We have no right to call ourselves the model minority

 

  1. Do you think that there is a stigma in the Asian-American community against Asian women running for office?
    I don’t think so, but I am only speaking from my experience, I would not want to speak for someone else. I think that because there are so few Asian-Americans running for office, our community is so excited to see someone running, whether they are a man or woman. I’ve no doubt to believe that that stigma does exist, because we come from a very patriarchal culture, but I personally have not experienced that.

 

  1. What is your stance on affirmative action?
    I absolutely support it, and here’s why: there are so many minorities who have the skill set, who are just as equally qualified as non-minorities, but it is not a level playing field. There is so much discrimination. I am 100% behind affirmative action, because it creates a level playing field. It is not about giving a job to a person who is less qualified because they are a minority.  It’s about giving the same opportunities to people who have the qualifications, but doors are being shut due to the color of their skin, the religion they follow, their accent, or their gender.

 

  1. Who inspires you?
    There are so many people along the way who have inspired me, but I think I’d have to say my grandmother and my parents.

 

  1. What advice would you give to Asian women running for office?
    I know a lot of women got very inspired to run for office after the presidential election, which is wonderful, because there is nothing more important than being engaged as a citizen. However, it is one thing to wake up and see the injustices in our country, and another to decide to run for office out of the blue. You need to know what you are running for, the different levels. I see a lot of people being triggered to run, but there are so many other ways to give back. You can work for local government, volunteer with your political party, help other candidates get elected, go join special interests groups that speak to your heart. I think you need to get that under your belt before running. It takes a while to understand the process, but Asian women- make that part of your dream. It is awesome to be part of policymaking that writes the next chapter of our country’s history. But first, take some time to learn about every part of it.

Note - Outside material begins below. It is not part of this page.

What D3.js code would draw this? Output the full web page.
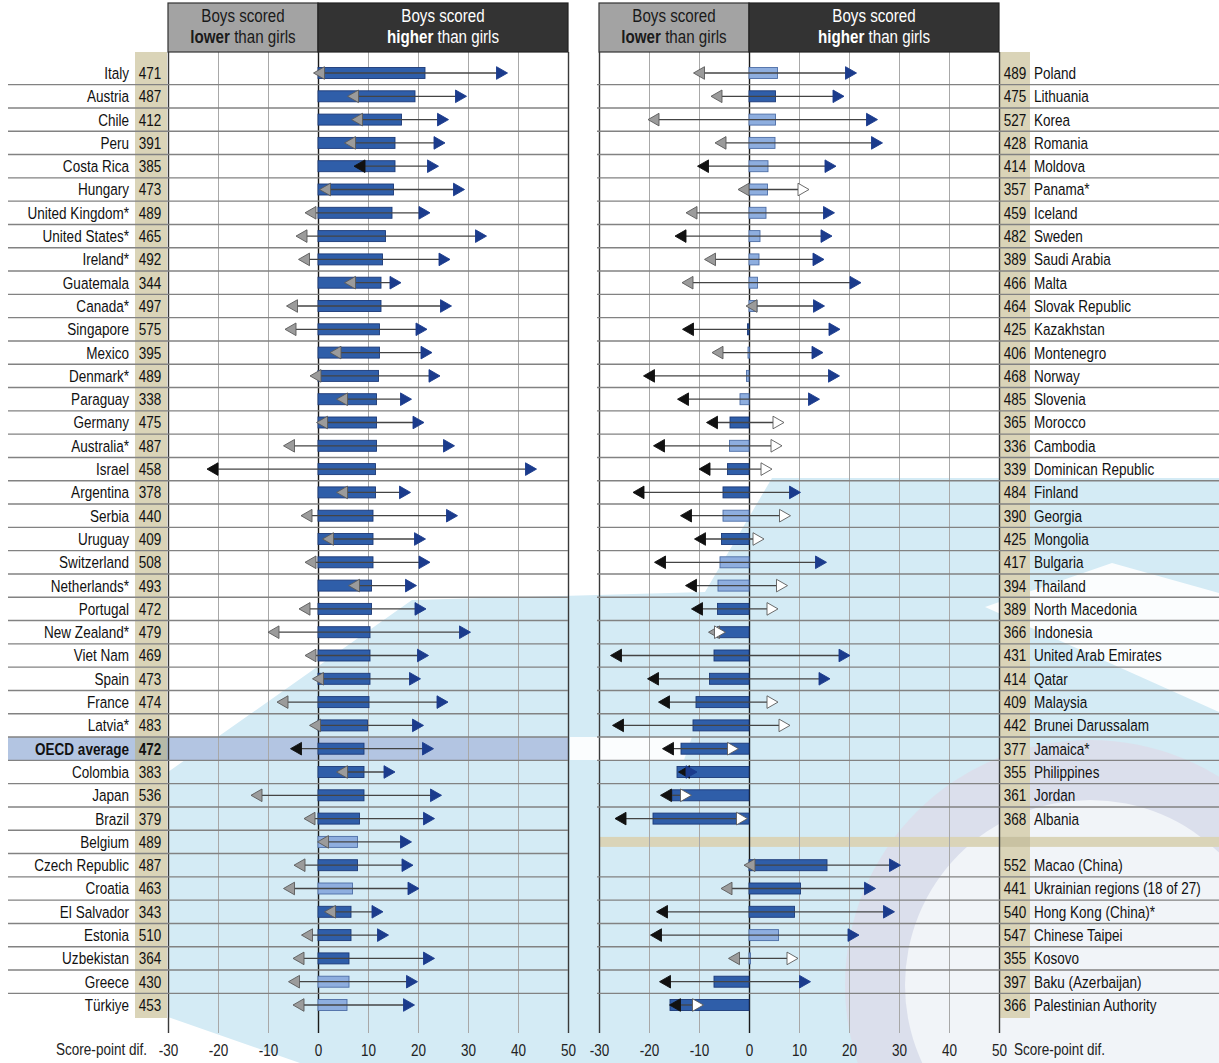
<!DOCTYPE html>
<html>
<head>
<meta charset="utf-8">
<script src="https://cdn.jsdelivr.net/npm/d3@7"></script>
<style>
  body { margin: 0; background: #fff; }
  svg { display: block; }
  text { font-family: "Liberation Sans", Arial, sans-serif; }
</style>
</head>
<body>
<svg id="chart" width="1219" height="1063"></svg>
<script>
// ---- Left panel: countries / economies, mean score, gender gaps ----
const leftCountries = ["Italy","Austria","Chile","Peru","Costa Rica","Hungary","United Kingdom*","United States*","Ireland*","Guatemala","Canada*","Singapore","Mexico","Denmark*","Paraguay","Germany","Australia*","Israel","Argentina","Serbia","Uruguay","Switzerland","Netherlands*","Portugal","New Zealand*","Viet Nam","Spain","France","Latvia*","OECD average","Colombia","Japan","Brazil","Belgium","Czech Republic","Croatia","El Salvador","Estonia","Uzbekistan","Greece","Türkiye"];
const leftScores = [471,487,412,391,385,473,489,465,492,344,497,575,395,489,338,475,487,458,378,440,409,508,493,472,479,469,473,474,483,472,383,536,379,489,487,463,343,510,364,430,453];
// mean difference (boys - girls)
const leftGap = [21.4,19.4,16.7,15.4,15.4,15.1,14.8,13.5,12.9,12.6,12.6,12.3,12.3,12.1,11.7,11.7,11.7,11.5,11.5,11.0,11.0,11.0,10.7,10.7,10.4,10.4,10.4,10.2,9.9,9.2,9.2,9.2,8.3,7.9,7.9,6.9,6.6,6.6,6.2,6.2,5.8];
const leftGapSig = [1,1,1,1,1,1,1,1,1,1,1,1,1,1,1,1,1,1,1,1,1,1,1,1,1,1,1,1,1,1,1,1,1,0,1,0,1,1,1,0,0];
// difference among lowest achievers (10th percentile)
const leftLow = [0.2,7.0,7.8,6.4,8.3,1.4,-1.5,-3.3,-2.8,6.4,-5.2,-5.5,3.5,-0.5,4.8,0.8,-5.8,-21.1,4.8,-2.3,2.0,-1.5,7.2,-2.7,-8.9,-1.5,0.0,-7.1,-0.6,-4.4,4.8,-12.3,-1.7,1.0,-3.7,-5.8,2.4,-2.2,-3.9,-4.8,-3.9];
const leftLowSig = [0,0,0,0,1,0,0,0,0,0,0,0,0,0,0,0,0,1,0,0,0,0,0,0,0,0,0,0,0,1,0,0,0,0,0,0,0,0,0,0,0];
// difference among highest achievers (90th percentile)
const leftHigh = [36.8,28.6,25.0,24.3,23.0,28.2,21.3,32.6,25.3,15.5,25.6,20.7,21.7,23.3,17.6,20.1,26.2,42.6,17.4,26.8,20.4,21.3,18.6,20.5,29.4,21.0,19.4,24.9,20.0,22.0,14.3,23.6,22.2,17.6,17.9,19.1,11.9,13.0,22.2,18.8,18.2];
const leftHighSig = [1,1,1,1,1,1,1,1,1,1,1,1,1,1,1,1,1,1,1,1,1,1,1,1,1,1,1,1,1,1,1,1,1,1,1,1,1,1,1,1,1];

// ---- Right panel ----
const rightCountries = ["Poland","Lithuania","Korea","Romania","Moldova","Panama*","Iceland","Sweden","Saudi Arabia","Malta","Slovak Republic","Kazakhstan","Montenegro","Norway","Slovenia","Morocco","Cambodia","Dominican Republic","Finland","Georgia","Mongolia","Bulgaria","Thailand","North Macedonia","Indonesia","United Arab Emirates","Qatar","Malaysia","Brunei Darussalam","Jamaica*","Philippines","Jordan","Albania","Macao (China)","Ukrainian regions (18 of 27)","Hong Kong (China)*","Chinese Taipei","Kosovo","Baku (Azerbaijan)","Palestinian Authority"];
const rightScores = [489,475,527,428,414,357,459,482,389,466,464,425,406,468,485,365,336,339,484,390,425,417,394,389,366,431,414,409,442,377,355,361,368,552,441,540,547,355,397,366];
const rightGap = [5.7,5.3,5.3,5.2,3.8,3.7,3.4,2.2,2.0,1.7,1.6,-0.3,-0.2,-0.5,-1.8,-3.8,-3.9,-4.3,-5.2,-5.2,-5.5,-5.8,-6.2,-6.3,-6.3,-7.0,-7.9,-10.6,-11.2,-13.6,-14.4,-15.4,-19.2,15.6,10.3,9.1,5.9,0.3,-7.0,-15.8];
const rightGapSig = [0,1,0,0,0,0,0,0,0,0,0,1,0,0,0,1,0,1,1,0,1,0,0,1,1,1,1,1,1,1,1,1,1,1,1,1,0,0,1,1];
const rightLow = [-10.0,-6.5,-19.1,-5.7,-9.2,-1.1,-11.5,-13.7,-7.8,-12.3,0.5,-12.2,-6.3,-20.0,-13.2,-7.4,-18.0,-8.9,-22.1,-12.6,-9.8,-17.8,-11.6,-10.4,-7.0,-26.6,-19.2,-17.0,-26.2,-16.2,-13.0,-16.6,-25.7,0.1,-4.5,-17.4,-18.6,-3.0,-16.8,-14.8];
const rightLowSig = [0,0,0,0,1,0,0,1,0,0,0,1,0,1,1,1,1,1,1,1,1,1,1,1,0,1,1,1,1,1,1,1,1,0,0,1,1,0,1,1];
const rightHigh = [20.4,17.9,24.6,25.6,16.3,10.9,16.0,15.5,13.9,21.3,14.0,17.1,13.7,17.0,13.0,5.9,5.5,3.5,9.2,7.2,1.9,14.4,6.6,4.7,-5.8,19.1,15.1,4.7,7.1,-3.2,-11.5,-12.6,-1.4,29.2,24.2,28.0,20.9,8.7,11.2,-10.2];
const rightHighSig = [1,1,1,1,1,0,1,1,1,1,1,1,1,1,1,0,0,0,1,0,0,1,0,0,0,1,1,0,0,0,1,0,0,1,1,1,1,0,1,0];

const tickValues = [-30,-20,-10,0,10,20,30,40,50];
const axisTitle = "Score-point dif.";
const headLower = ["Boys scored", "lower", " than girls"];
const headHigher = ["Boys scored", "higher", " than girls"];
const separatorSlot = 33;

// ---- layout ----
const svg = d3.select("#chart");
const W = 1219, H = 1063;
const headTop = 3, headBottom = 52, gridBottom = 1033;
const NARROW = 0.82; // horizontal squeeze for a narrow typeface look
const xL = d3.scaleLinear().domain([-30, 50]).range([168, 568]);
const xR = d3.scaleLinear().domain([-30, 50]).range([599, 999]);
const y = d3.scaleBand().domain(d3.range(41)).range([61.35, 1016.65]);
const yc = i => y(i) + y.bandwidth() / 2;

const C = {
  beige: "#dad4b8", beigeDark: "#c9c2a2",
  barDark: "#2f5ea9", barDarkStroke: "#1c3a78",
  barLight: "#8eaedf", barLightStroke: "#4d6ea6",
  navy: "#1b3b8c", grey: "#9b9b9b", greyStroke: "#5a5a5a",
  black: "#111", line: "#444", rule: "#828282", grid: "#a8a8a8",
  oecd: "#b3c5e2", wash: "#d4ebf5", seal: "#dddbe8"
};

// narrow text placed at (x, y)
function narrowText(sel, x, yy) {
  return sel.attr("x", 0).attr("transform", `translate(${x},${yy}) scale(${NARROW},1)`);
}

svg.append("rect").attr("width", W).attr("height", H).attr("fill", "#fff");

// background wash shapes
const wash = svg.append("g");
wash.append("path")
  .attr("d", d3.line()([[412,600],[705,592],[772,478],[1219,478],[1219,1063],[300,1063],[168,1017],[168,772]]) + "Z")
  .attr("fill", C.wash);
wash.append("path")
  .attr("d", d3.line()([[1112,563],[985,607],[1219,712],[1219,593]]) + "Z")
  .attr("fill", "#fbfdfe");
wash.append("path")
  .attr("d", d3.line()([[570,737],[692,737],[684,760],[570,760]]) + "Z")
  .attr("fill", "#fbfdfe");
wash.append("circle").attr("cx", 1090).attr("cy", 985).attr("r", 245).attr("fill", C.seal).attr("opacity", 0.75);
wash.append("circle").attr("cx", 1090).attr("cy", 985).attr("r", 185).attr("fill", "#f1f4f8");

// OECD average band
const oecdIdx = leftCountries.indexOf("OECD average");
svg.append("rect").attr("x", 8).attr("y", y(oecdIdx)).attr("width", xL(50) - 8)
  .attr("height", y.bandwidth()).attr("fill", C.oecd);

// score columns
svg.append("rect").attr("x", 135).attr("y", headBottom).attr("width", 32)
  .attr("height", 1018 - headBottom).attr("fill", C.beige);
svg.append("rect").attr("x", 1000).attr("y", headBottom).attr("width", 30)
  .attr("height", 1018 - headBottom).attr("fill", C.beige);
svg.append("rect").attr("x", 135).attr("y", y(oecdIdx)).attr("width", 32)
  .attr("height", y.bandwidth()).attr("fill", "#9fa79d").attr("opacity", 0.6);

// separator band in right panel
svg.append("rect").attr("x", xR(-30)).attr("y", yc(separatorSlot) - 5).attr("width", W - xR(-30))
  .attr("height", 10).attr("fill", C.beige);
svg.append("rect").attr("x", 1000).attr("y", yc(separatorSlot) - 5).attr("width", 30)
  .attr("height", 10).attr("fill", C.beigeDark);

function drawPanel(x, cfg) {
  const g = svg.append("g");
  // vertical grid + tick labels
  const axis = d3.axisBottom(x).tickValues(tickValues).tickSize(-(gridBottom - headBottom))
    .tickPadding(11).tickFormat(d => String(d));
  const ax = g.append("g").attr("transform", `translate(0,${gridBottom})`).call(axis);
  ax.select(".domain").remove();
  ax.selectAll(".tick line")
    .attr("stroke", d => d === 0 ? "#1a1a1a" : (d === -30 || d === 50) ? "#3a3a3a" : C.grid)
    .attr("stroke-width", d => (d === 0 || d === -30 || d === 50) ? 1.4 : 1);
  ax.selectAll(".tick text").attr("font-size", 16.5).attr("fill", "#222")
    .attr("font-family", "Liberation Sans, Arial, sans-serif")
    .attr("transform", `scale(${NARROW},1)`);

  // row rules
  const rules = [];
  for (let s = 0; s < 40; s++) {
    if (cfg.skipRule(s)) continue;
    rules.push(y(s) + y.bandwidth());
  }
  g.append("g").selectAll("line").data(rules).join("line")
    .attr("x1", cfg.ruleX[0]).attr("x2", cfg.ruleX[1])
    .attr("y1", d => d).attr("y2", d => d)
    .attr("stroke", C.rule).attr("stroke-width", 1.4);

  // header boxes
  const hg = g.append("g");
  hg.append("rect").attr("x", x(-30)).attr("y", headTop).attr("width", x(0) - x(-30))
    .attr("height", headBottom - headTop).attr("fill", "#a3a3a3").attr("stroke", "#333").attr("stroke-width", 1.2);
  hg.append("rect").attr("x", x(0)).attr("y", headTop).attr("width", x(50) - x(0))
    .attr("height", headBottom - headTop).attr("fill", "#333").attr("stroke", "#222").attr("stroke-width", 1.2);
  const heads = [[headLower, (x(-30) + x(0)) / 2, "#1a1a1a"], [headHigher, (x(0) + x(50)) / 2, "#fff"]];
  heads.forEach(([txt, cx, col]) => {
    narrowText(hg.append("text"), cx, 22).attr("text-anchor", "middle")
      .attr("font-size", 18.5).attr("fill", col).text(txt[0]);
    const t = narrowText(hg.append("text"), cx, 43).attr("text-anchor", "middle")
      .attr("font-size", 18.5).attr("fill", col);
    t.append("tspan").attr("font-weight", "bold").text(txt[1]);
    t.append("tspan").text(txt[2]);
  });

  // rows
  const rows = cfg.names.map((n, i) => ({
    name: n, score: cfg.scores[i], gap: cfg.gap[i], gapSig: cfg.gapSig[i],
    low: cfg.low[i], lowSig: cfg.lowSig[i], high: cfg.high[i], highSig: cfg.highSig[i],
    slot: cfg.slot(i)
  }));
  const rg = g.append("g").selectAll("g").data(rows).join("g")
    .attr("transform", d => `translate(0,${yc(d.slot)})`);

  const bh = 11;
  rg.append("rect")
    .attr("x", d => Math.min(x(0), x(d.gap)))
    .attr("y", -bh / 2).attr("height", bh)
    .attr("width", d => Math.max(1.5, Math.abs(x(d.gap) - x(0))))
    .attr("fill", d => d.gapSig ? C.barDark : C.barLight)
    .attr("stroke", d => d.gapSig ? C.barDarkStroke : C.barLightStroke)
    .attr("stroke-width", 0.9);

  rg.append("line")
    .attr("x1", d => x(d.low)).attr("x2", d => x(d.high))
    .attr("stroke", C.line).attr("stroke-width", 1.3);

  const tw = 5.5, th = 6.3;
  rg.append("path")
    .attr("d", d => { const cx = x(d.low); return `M${cx - tw},0L${cx + tw},${-th}L${cx + tw},${th}Z`; })
    .attr("fill", d => d.lowSig ? C.black : C.grey)
    .attr("stroke", d => d.lowSig ? C.black : C.greyStroke).attr("stroke-width", 0.9);
  rg.append("path")
    .attr("d", d => { const cx = x(d.high); return `M${cx + tw},0L${cx - tw},${-th}L${cx - tw},${th}Z`; })
    .attr("fill", d => d.highSig ? C.navy : "#fff")
    .attr("stroke", d => d.highSig ? C.navy : C.greyStroke).attr("stroke-width", 0.9);

  // labels
  rg.each(function (d) {
    const r = d3.select(this);
    const bold = d.name === "OECD average" ? "bold" : null;
    narrowText(r.append("text"), cfg.scoreX, 0).attr("dy", "0.36em").attr("text-anchor", "middle")
      .attr("font-size", 16.5).attr("fill", "#111").attr("font-weight", bold).text(d.score);
    narrowText(r.append("text"), cfg.nameX, 0).attr("dy", "0.36em").attr("text-anchor", cfg.nameAnchor)
      .attr("font-size", 16.5).attr("fill", "#111").attr("font-weight", bold).text(d.name);
  });

  // axis title
  narrowText(g.append("text"), cfg.titleX, gridBottom + 22).attr("text-anchor", cfg.titleAnchor)
    .attr("font-size", 16.5).attr("fill", "#222").text(axisTitle);
}

drawPanel(xL, {
  names: leftCountries, scores: leftScores, gap: leftGap, gapSig: leftGapSig,
  low: leftLow, lowSig: leftLowSig, high: leftHigh, highSig: leftHighSig,
  slot: i => i, skipRule: s => false, ruleX: [8, 568],
  scoreX: 150, nameX: 129, nameAnchor: "end", titleX: 147, titleAnchor: "end"
});
drawPanel(xR, {
  names: rightCountries, scores: rightScores, gap: rightGap, gapSig: rightGapSig,
  low: rightLow, lowSig: rightLowSig, high: rightHigh, highSig: rightHighSig,
  slot: i => i < separatorSlot ? i : i + 1,
  skipRule: s => s === separatorSlot - 1 || s === separatorSlot, ruleX: [597, W],
  scoreX: 1015, nameX: 1034, nameAnchor: "start", titleX: 1014, titleAnchor: "start"
});
</script>
</body>
</html>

It is one thing to wake up and see the injustices in our country, and another to decide to run for office out of the blue

 

  1. Do you think Asian-Americans are adequately represented in Congress?
    Asian-Americans make up 3% of the US population, but that should not mean we only get 3% of the seats. Look at Caucasian men, they make up 37% of our population, but represent 70% of our government. Look at the Supreme Court, there are only 2- why not have all of them be women? Our country fares best when we have candidates that represent the diversity of the country

 

  1. What is a common misconception about you?
    *Laughs* I don’t know! I guess that it’d have to be that I’m a nerd. Let’s hear it for the nerds!

 

  1. How do you stay in touch with your heritage?
    I came to this country when I was 7 years old, and my father would not allow us to speak anything but our native tongue, which was wonderful, because it’s the only reason I can still speak and understand it. Back in the 70s, there weren’t a lot of Indian-Americans in this country. The small groups of families in my community would get together for holidays, such as Diwali, which we celebrated at someone’s home. Today, it is being celebrated in the White House. Imagine that! Going from a single home in the midwest to the White House. It’s amazing progress. In the age of information, everything is at your fingertips. Being American does not mean you have to give up your ethnicity. It’s wonderful to be American, but darn it, I am proud of my Indian heritage

Being American does not mean you have to give up your ethnicity

 

  1. Have you ever wanted to change your name to something “less Indian”?
    No, I loved how unique it was.


  2. Do you feel that Asian-Americans are less discriminated against than other minorities?
    I don’t think so, but every few years, a different minority group is persecuted. It goes in and out.

  3. Have you ever personally experienced discrimination?
    Absolutely! However, it’s more subtle for Asian-Americans, in my experience. It’s not outright discrimination, like someone wearing a white pointed hood. I was an engineer in a male dominated field, it was always the men who got promoted over the women who worked just as hard. I  still see it today. Every woman has faced this, I think. We were born as females and it is held against us. I think we’re starting to see changes to take place, but they are baby steps. One of the areas we really need to make this change is in the political space. When we make changes in policy, it makes a big difference to have someone there who has personally experienced discrimination.

  1. What is the hardest part of being an elected official?
    Knowing that I’m not going to be able to please everyone. Ultimately, it’s about what you stand for. You do not waver on that. You’ll be in situations where people tell you to bend, but I believe that whatever you do in life, you have to follow your conscience.

 

  1. What is the best part of being an elected official?
    The people you meet along the way. It is just incredible, the stories you hear, the people you meet.

  1. Did you have any particular goals when you started out as a delegate, and if you did, do you feel you have met them?
    I wanted to give back to the country that welcomed me. I am so grateful to be a citizen, and to have the ability to pay it forward. I’ve been a public servant almost my entire my adult life, first as a transportation engineer for the local county department, and then having the incredible privilege of serving the people of this legislative district of Maryland.

I am so grateful to be a citizen, and to have the ability to pay it forward

  1. What is your go-to coffee order?
    Panera Bread’s hazelnut coffee, black
  2. What do you consider the biggest problem facing Asian women today to be?
    It’s just about the same thing all women have faced, that we live in a very misogynistic world. No matter your profession, I feel that we face this challenge because of a world that’s been created where the rules of the game were made by men. We cannot accept this. As a gender, we need to get up and challenge this, and say that we are equal to our male counterparts, and work even harder to level the playing field. We cannot separate ourselves into black women, or latina women, or asian women, we are just diluting our voice when we do that. We need to fight for what we believe in, together

 

Looking forward: Delegate Miller will serve out the end of her term as a delegate, and after that continue her work as an advocate for the community.